# Instruction
Repeat what the lines below say, word for word, and skip every image.

________________________

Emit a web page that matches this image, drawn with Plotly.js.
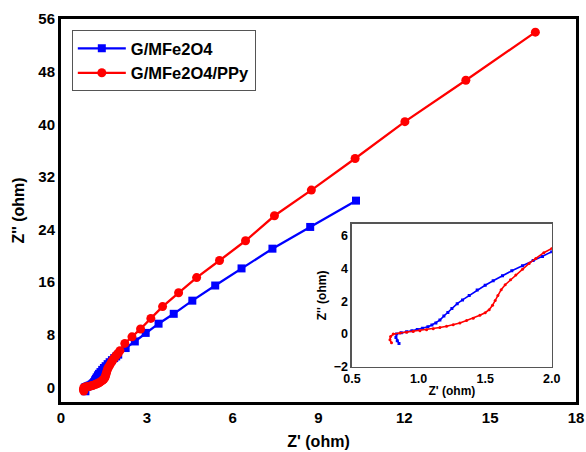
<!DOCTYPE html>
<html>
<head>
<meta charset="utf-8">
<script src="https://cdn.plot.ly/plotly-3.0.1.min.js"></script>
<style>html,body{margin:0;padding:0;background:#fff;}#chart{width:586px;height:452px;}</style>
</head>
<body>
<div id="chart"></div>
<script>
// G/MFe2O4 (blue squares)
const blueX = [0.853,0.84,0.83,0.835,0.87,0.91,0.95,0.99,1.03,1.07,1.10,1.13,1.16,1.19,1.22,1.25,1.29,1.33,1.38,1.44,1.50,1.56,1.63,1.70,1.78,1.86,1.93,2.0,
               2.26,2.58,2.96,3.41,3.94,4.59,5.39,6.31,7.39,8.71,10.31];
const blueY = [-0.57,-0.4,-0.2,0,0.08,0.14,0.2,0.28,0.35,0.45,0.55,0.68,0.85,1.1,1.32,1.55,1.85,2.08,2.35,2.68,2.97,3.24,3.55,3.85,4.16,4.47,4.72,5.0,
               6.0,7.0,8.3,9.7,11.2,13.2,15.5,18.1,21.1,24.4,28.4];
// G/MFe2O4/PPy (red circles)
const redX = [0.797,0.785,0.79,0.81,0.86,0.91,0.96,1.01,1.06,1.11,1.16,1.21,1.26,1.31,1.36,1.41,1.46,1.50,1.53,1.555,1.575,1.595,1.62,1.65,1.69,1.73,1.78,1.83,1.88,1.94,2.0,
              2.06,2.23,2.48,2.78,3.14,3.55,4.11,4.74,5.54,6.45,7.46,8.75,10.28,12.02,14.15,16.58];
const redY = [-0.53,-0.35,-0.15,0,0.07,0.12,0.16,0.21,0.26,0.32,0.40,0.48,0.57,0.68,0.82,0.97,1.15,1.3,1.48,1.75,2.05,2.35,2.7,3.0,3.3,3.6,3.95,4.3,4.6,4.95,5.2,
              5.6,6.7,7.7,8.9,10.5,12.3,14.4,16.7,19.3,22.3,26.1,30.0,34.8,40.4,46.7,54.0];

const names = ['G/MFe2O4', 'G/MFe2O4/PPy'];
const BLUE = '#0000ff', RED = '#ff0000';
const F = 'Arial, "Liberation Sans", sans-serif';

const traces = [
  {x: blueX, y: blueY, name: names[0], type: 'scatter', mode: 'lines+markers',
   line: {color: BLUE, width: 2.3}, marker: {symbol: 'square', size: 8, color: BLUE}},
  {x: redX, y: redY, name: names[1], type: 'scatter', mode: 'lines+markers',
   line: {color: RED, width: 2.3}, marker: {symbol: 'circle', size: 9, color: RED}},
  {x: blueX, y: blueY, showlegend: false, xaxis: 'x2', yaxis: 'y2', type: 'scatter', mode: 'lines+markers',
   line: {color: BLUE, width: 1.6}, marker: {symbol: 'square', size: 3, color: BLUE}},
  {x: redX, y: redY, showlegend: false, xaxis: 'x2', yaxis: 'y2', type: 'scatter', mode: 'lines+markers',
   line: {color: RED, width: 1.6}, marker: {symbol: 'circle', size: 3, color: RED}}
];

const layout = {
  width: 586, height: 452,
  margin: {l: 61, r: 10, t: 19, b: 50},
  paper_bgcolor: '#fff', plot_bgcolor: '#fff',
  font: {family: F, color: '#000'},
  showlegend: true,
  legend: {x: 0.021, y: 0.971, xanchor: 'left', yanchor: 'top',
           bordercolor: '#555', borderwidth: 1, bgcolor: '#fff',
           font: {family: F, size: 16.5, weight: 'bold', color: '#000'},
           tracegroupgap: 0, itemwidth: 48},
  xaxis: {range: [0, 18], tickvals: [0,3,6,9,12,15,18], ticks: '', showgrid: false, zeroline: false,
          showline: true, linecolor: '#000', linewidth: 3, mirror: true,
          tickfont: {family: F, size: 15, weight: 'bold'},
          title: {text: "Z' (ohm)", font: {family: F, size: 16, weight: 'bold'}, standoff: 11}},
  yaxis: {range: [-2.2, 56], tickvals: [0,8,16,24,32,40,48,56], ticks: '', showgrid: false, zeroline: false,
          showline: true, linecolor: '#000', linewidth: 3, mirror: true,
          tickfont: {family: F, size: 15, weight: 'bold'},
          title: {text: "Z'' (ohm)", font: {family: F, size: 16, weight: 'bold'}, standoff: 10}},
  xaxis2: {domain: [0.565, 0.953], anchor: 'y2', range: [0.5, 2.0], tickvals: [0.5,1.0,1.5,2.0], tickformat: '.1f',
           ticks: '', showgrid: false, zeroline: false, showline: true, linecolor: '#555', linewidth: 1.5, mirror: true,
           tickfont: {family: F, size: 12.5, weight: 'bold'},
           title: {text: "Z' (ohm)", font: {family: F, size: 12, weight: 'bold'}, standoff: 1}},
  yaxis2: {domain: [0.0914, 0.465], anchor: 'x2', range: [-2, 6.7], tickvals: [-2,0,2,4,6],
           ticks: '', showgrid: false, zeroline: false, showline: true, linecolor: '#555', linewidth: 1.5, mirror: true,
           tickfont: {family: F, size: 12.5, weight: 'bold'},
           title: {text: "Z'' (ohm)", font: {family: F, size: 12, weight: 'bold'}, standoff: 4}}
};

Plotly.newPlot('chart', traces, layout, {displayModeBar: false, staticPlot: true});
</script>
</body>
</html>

________________________

# Exercise answer
Emit a web page that matches this image, drawn with Plotly.js.
<!DOCTYPE html>
<html>
<head>
<meta charset="utf-8">
<script src="https://cdn.plot.ly/plotly-3.0.1.min.js"></script>
<style>html,body{margin:0;padding:0;background:#fff;}#chart{width:586px;height:452px;}</style>
</head>
<body>
<div id="chart"></div>
<script>
// G/MFe2O4 (blue squares)
const blueX = [0.853,0.84,0.83,0.835,0.87,0.91,0.95,0.99,1.03,1.07,1.10,1.13,1.16,1.19,1.22,1.25,1.29,1.33,1.38,1.44,1.50,1.56,1.63,1.70,1.78,1.86,1.93,2.0,
               2.26,2.58,2.96,3.41,3.94,4.59,5.39,6.31,7.39,8.71,10.31];
const blueY = [-0.57,-0.4,-0.2,0,0.08,0.14,0.2,0.28,0.35,0.45,0.55,0.68,0.85,1.1,1.32,1.55,1.85,2.08,2.35,2.68,2.97,3.24,3.55,3.85,4.16,4.47,4.72,5.0,
               6.0,7.0,8.3,9.7,11.2,13.2,15.5,18.1,21.1,24.4,28.4];
// G/MFe2O4/PPy (red circles)
const redX = [0.797,0.785,0.79,0.81,0.86,0.91,0.96,1.01,1.06,1.11,1.16,1.21,1.26,1.31,1.36,1.41,1.46,1.50,1.53,1.555,1.575,1.595,1.62,1.65,1.69,1.73,1.78,1.83,1.88,1.94,2.0,
              2.06,2.23,2.48,2.78,3.14,3.55,4.11,4.74,5.54,6.45,7.46,8.75,10.28,12.02,14.15,16.58];
const redY = [-0.53,-0.35,-0.15,0,0.07,0.12,0.16,0.21,0.26,0.32,0.40,0.48,0.57,0.68,0.82,0.97,1.15,1.3,1.48,1.75,2.05,2.35,2.7,3.0,3.3,3.6,3.95,4.3,4.6,4.95,5.2,
              5.6,6.7,7.7,8.9,10.5,12.3,14.4,16.7,19.3,22.3,26.1,30.0,34.8,40.4,46.7,54.0];

const names = ['G/MFe2O4', 'G/MFe2O4/PPy'];
const BLUE = '#0000ff', RED = '#ff0000';
const F = 'Arial, "Liberation Sans", sans-serif';

const traces = [
  {x: blueX, y: blueY, name: names[0], type: 'scatter', mode: 'lines+markers',
   line: {color: BLUE, width: 2.3}, marker: {symbol: 'square', size: 8, color: BLUE}},
  {x: redX, y: redY, name: names[1], type: 'scatter', mode: 'lines+markers',
   line: {color: RED, width: 2.3}, marker: {symbol: 'circle', size: 9, color: RED}},
  {x: blueX, y: blueY, showlegend: false, xaxis: 'x2', yaxis: 'y2', type: 'scatter', mode: 'lines+markers',
   line: {color: BLUE, width: 1.6}, marker: {symbol: 'square', size: 3, color: BLUE}},
  {x: redX, y: redY, showlegend: false, xaxis: 'x2', yaxis: 'y2', type: 'scatter', mode: 'lines+markers',
   line: {color: RED, width: 1.6}, marker: {symbol: 'circle', size: 3, color: RED}}
];

const layout = {
  width: 586, height: 452,
  margin: {l: 61, r: 10, t: 19, b: 50},
  paper_bgcolor: '#fff', plot_bgcolor: '#fff',
  font: {family: F, color: '#000'},
  showlegend: true,
  legend: {x: 0.021, y: 0.971, xanchor: 'left', yanchor: 'top',
           bordercolor: '#555', borderwidth: 1, bgcolor: '#fff',
           font: {family: F, size: 16.5, weight: 'bold', color: '#000'},
           tracegroupgap: 0, itemwidth: 48},
  xaxis: {range: [0, 18], tickvals: [0,3,6,9,12,15,18], ticks: '', showgrid: false, zeroline: false,
          showline: true, linecolor: '#000', linewidth: 3, mirror: true,
          tickfont: {family: F, size: 15, weight: 'bold'},
          title: {text: "Z' (ohm)", font: {family: F, size: 16, weight: 'bold'}, standoff: 11}},
  yaxis: {range: [-2.2, 56], tickvals: [0,8,16,24,32,40,48,56], ticks: '', showgrid: false, zeroline: false,
          showline: true, linecolor: '#000', linewidth: 3, mirror: true,
          tickfont: {family: F, size: 15, weight: 'bold'},
          title: {text: "Z'' (ohm)", font: {family: F, size: 16, weight: 'bold'}, standoff: 10}},
  xaxis2: {domain: [0.565, 0.953], anchor: 'y2', range: [0.5, 2.0], tickvals: [0.5,1.0,1.5,2.0], tickformat: '.1f',
           ticks: '', showgrid: false, zeroline: false, showline: true, linecolor: '#555', linewidth: 1.5, mirror: true,
           tickfont: {family: F, size: 12.5, weight: 'bold'},
           title: {text: "Z' (ohm)", font: {family: F, size: 12, weight: 'bold'}, standoff: 1}},
  yaxis2: {domain: [0.0914, 0.465], anchor: 'x2', range: [-2, 6.7], tickvals: [-2,0,2,4,6],
           ticks: '', showgrid: false, zeroline: false, showline: true, linecolor: '#555', linewidth: 1.5, mirror: true,
           tickfont: {family: F, size: 12.5, weight: 'bold'},
           title: {text: "Z'' (ohm)", font: {family: F, size: 12, weight: 'bold'}, standoff: 4}}
};

Plotly.newPlot('chart', traces, layout, {displayModeBar: false, staticPlot: true});
</script>
</body>
</html>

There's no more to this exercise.